Checkpointing can be configured using the min_cpu_interval field. This field specifies the time interval between checkpoints. The value of min_cpu_interval should be a reasonable amount of time. Entering a value that is too low for min_cpu_interval results in frequent checkpointing operations, and writing .cas and .dat files can be computationally expensive.

SGE requires checkpointing objects to perform checkpointing operations. Fluent provides a sample checkpointing object called sample_ckpt_obj.

Checkpoint configuration also requires root or manager privileges. While creating new checkpointing objects for Fluent, keep the default values as given in the sample/default object provided by Fluent and change only the following values:

  • queue list (queue_list)

    The queue list should contain the queues that are able to be used as checkpoint objects.
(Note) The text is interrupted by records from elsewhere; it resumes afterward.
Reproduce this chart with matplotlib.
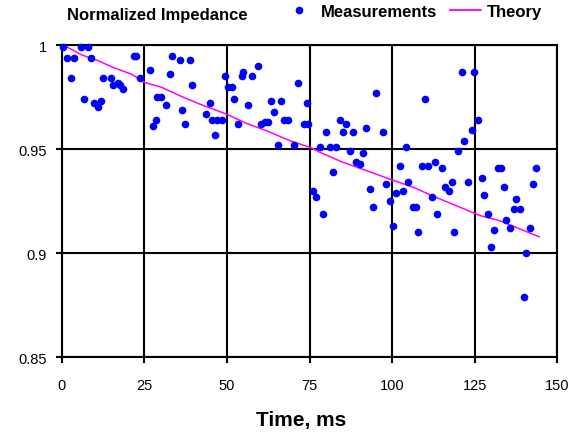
import numpy as np
import matplotlib.pyplot as plt
from matplotlib.lines import Line2D
from matplotlib.ticker import FuncFormatter

plt.rcParams['font.family'] = ['Liberation Sans', 'DejaVu Sans']

meas_t = [0.4, 5.8, 8.0, 1.7, 3.7, 8.8, 21.7, 22.6, 2.7, 12.6, 14.8, 15.5, 17.1, 18.4,
          17.7, 23.6, 6.7, 9.6, 10.8, 11.8, 26.7, 33.5, 35.8, 32.7, 28.8, 30.0, 31.5,
          36.3, 28.5, 27.7, 37.3, 38.8, 39.4, 44.8, 43.6, 45.4, 47.1, 48.4, 46.4, 49.4,
          50.4, 51.6, 52.1, 53.3, 54.9, 54.5, 57.5, 59.4, 56.4, 60.4, 61.5, 62.5, 63.3,
          64.2, 66.4, 67.3, 68.6, 71.4, 74.3, 73.3, 74.6, 65.4, 70.3, 95.2, 110.0, 84.2,
          86.1, 85.1, 88.1, 92.1, 97.2, 80.0, 78.2, 81.2, 83.0, 87.3, 91.1, 89.1, 90.3,
          82.0, 104.2, 102.4, 109.0, 110.8, 113.0, 115.0, 93.3, 98.2, 104.8, 76.0, 77.0,
          101.2, 103.2, 112.0, 99.4, 94.2, 106.3, 107.1, 79.0, 100.2, 107.8, 113.7,
          121.1, 124.8, 126.1, 124.2, 121.7, 119.9, 118.1, 116.1, 117.1, 122.9, 127.2,
          132.2, 132.9, 143.6, 142.6, 133.9, 127.9, 137.6, 136.8, 138.6, 129.1, 134.5,
          135.8, 141.8, 130.9, 118.7, 129.9, 140.6, 139.9]
meas_z = [0.999, 0.999, 0.999, 0.994, 0.994, 0.994, 0.995, 0.995, 0.984, 0.984, 0.984,
          0.981, 0.982, 0.979, 0.981, 0.984, 0.974, 0.972, 0.970, 0.973, 0.988, 0.995,
          0.993, 0.986, 0.975, 0.975, 0.971, 0.969, 0.964, 0.961, 0.962, 0.993, 0.981,
          0.972, 0.967, 0.964, 0.964, 0.964, 0.957, 0.985, 0.980, 0.980, 0.974, 0.962,
          0.987, 0.985, 0.985, 0.990, 0.971, 0.962, 0.963, 0.963, 0.973, 0.968, 0.973,
          0.964, 0.964, 0.982, 0.972, 0.962, 0.962, 0.952, 0.952, 0.977, 0.974, 0.964,
          0.962, 0.958, 0.958, 0.960, 0.958, 0.958, 0.951, 0.951, 0.951, 0.949, 0.948,
          0.944, 0.943, 0.939, 0.951, 0.942, 0.942, 0.942, 0.944, 0.941, 0.931, 0.933,
          0.934, 0.930, 0.927, 0.929, 0.930, 0.927, 0.925, 0.922, 0.922, 0.922, 0.919,
          0.913, 0.910, 0.919, 0.987, 0.987, 0.964, 0.959, 0.954, 0.949, 0.934, 0.932,
          0.930, 0.934, 0.936, 0.941, 0.941, 0.941, 0.933, 0.932, 0.928, 0.926, 0.921,
          0.921, 0.919, 0.916, 0.912, 0.912, 0.911, 0.910, 0.903, 0.900, 0.879]

# theory curve
theory_t = [0.0, 1.4, 6.0, 11.0, 15.5, 21.1, 25.2, 30.2, 35.8, 41.8, 49.9, 56.0, 62.0,
            69.1, 75.2, 78.2, 85.2, 92.3, 99.4, 106.5, 111.5, 114.5, 120.6, 126.7,
            132.7, 138.8, 144.6]
theory_z = [1.000, 0.9992, 0.9953, 0.9925, 0.9893, 0.986, 0.982, 0.9797, 0.9756,
            0.9716, 0.9668, 0.9623, 0.9588, 0.954, 0.9508, 0.9484, 0.9436, 0.9396,
            0.9355, 0.9316, 0.9280, 0.926, 0.922, 0.918, 0.9155, 0.9115, 0.9078]

x_ticks = [0, 25, 50, 75, 100, 125, 150]
y_ticks = [0.85, 0.9, 0.95, 1.0]

fig = plt.figure(figsize=(5.78, 4.35), dpi=100)
ax = fig.add_axes([0.107, 0.177, 0.857, 0.717])

ax.plot(theory_t, theory_z, color='#FF00FF', lw=1.1, zorder=3)
ax.plot(meas_t, meas_z, 'o', color='#0000FF', ms=5.5, mec='none', zorder=4, clip_on=False)

ax.set_xlim(0, 150)
ax.set_ylim(0.85, 1.0)
ax.set_xticks(x_ticks)
ax.set_yticks(y_ticks)
ax.yaxis.set_major_formatter(FuncFormatter(lambda v, p: f'{v:g}'))
ax.grid(True, color='black', lw=1.5, zorder=1)
ax.set_axisbelow(True)
for s in ax.spines.values():
    s.set_color('black')
    s.set_linewidth(1.5)
ax.tick_params(axis='x', length=4, width=1.5, pad=11, labelsize=10.5)
ax.tick_params(axis='y', length=4, width=1.5, pad=7, labelsize=10.5)

fig.text(0.521, 0.034, 'Time, ms', fontsize=15, fontweight='bold',
         ha='center', va='center')

fig.text(0.273, 0.965, 'Normalized Impedance', fontsize=12, fontweight='bold',
         ha='center', va='center')

handles = [Line2D([], [], ls='none', marker='o', color='#0000FF', ms=5.5, mec='none'),
           Line2D([], [], color='#FF00FF', lw=1.3)]
fig.legend(handles, ['Measurements', 'Theory'], loc='center', ncol=2,
           bbox_to_anchor=(0.714, 0.972), frameon=False,
           prop={'weight': 'bold', 'size': 12}, handlelength=1.86,
           columnspacing=0.78, handletextpad=0.36)

fig.savefig('out.png', dpi=100)
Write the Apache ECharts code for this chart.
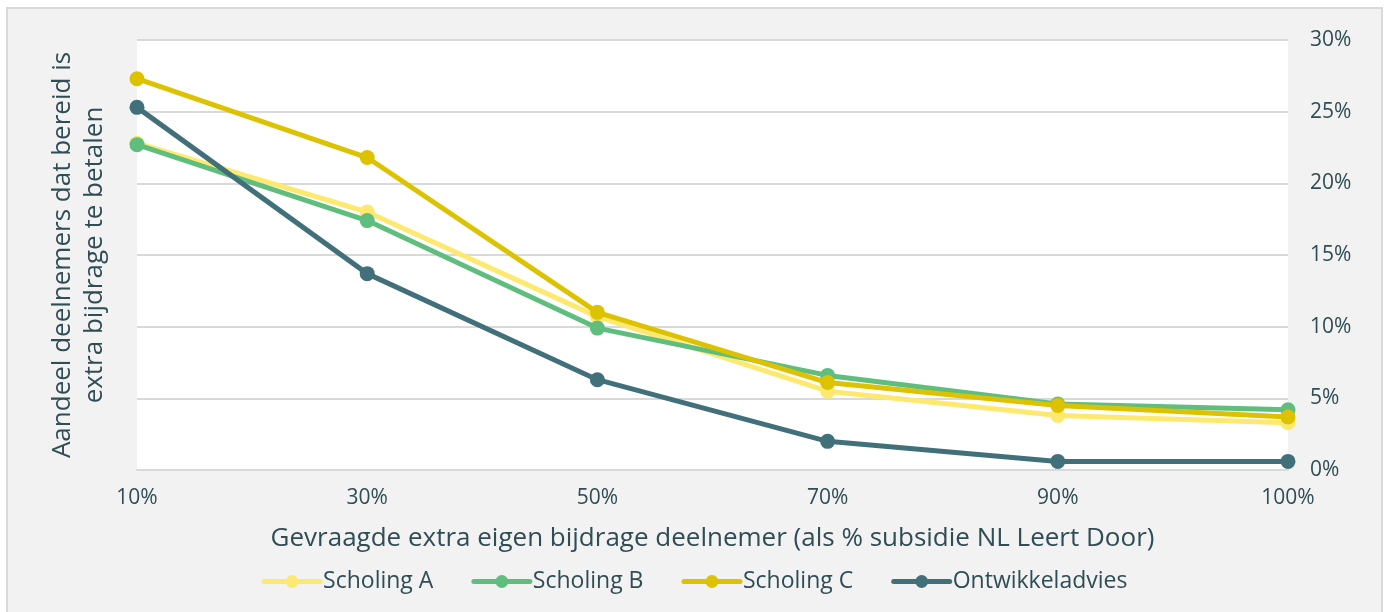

  • checkpointing and migration commands (ckpt_command and migr_command)

    These values should only be changed when the executable files are not in the default location, in which case the full path should be specified. All the files (that is, ckpt_command.fluent and migr_command.fluent) should be located in a directory that is accessible from all machines where the Fluent simulation is running. When running Fluent 2024 R2, the default location for these files is path/ansys_inc/v242/fluent/fluent24.2.0/addons/sge, where path is the Fluent installation directory.

  • checkpointing directory (ckpt_dir)

    This value dictates where the checkpointing subdirectories are created, and hence users must have the correct permission to this directory. Also, this directory should be visible to all machines where the Fluent simulation is running. The default value is NONE where Fluent uses the current working directory as the checkpointing directory.

  • checkpointing modes (when)

    This value dictates when checkpoints are expected to be generated. Valid values of this parameter are composed of the letters s, m, and x, in any order:

    • Including s causes a job to be checkpointed, aborted, and migrated when the corresponding SGE Exceed daemon is shut down.

    • Including m results in the generation of checkpoints periodically at the min_cpu_interval interval defined by the queue (see qconf).

    • Including x causes a job to be checkpointed, aborted, and migrated when a job is suspended.


    Important:  The m mode must be set to permit interval checkpointing.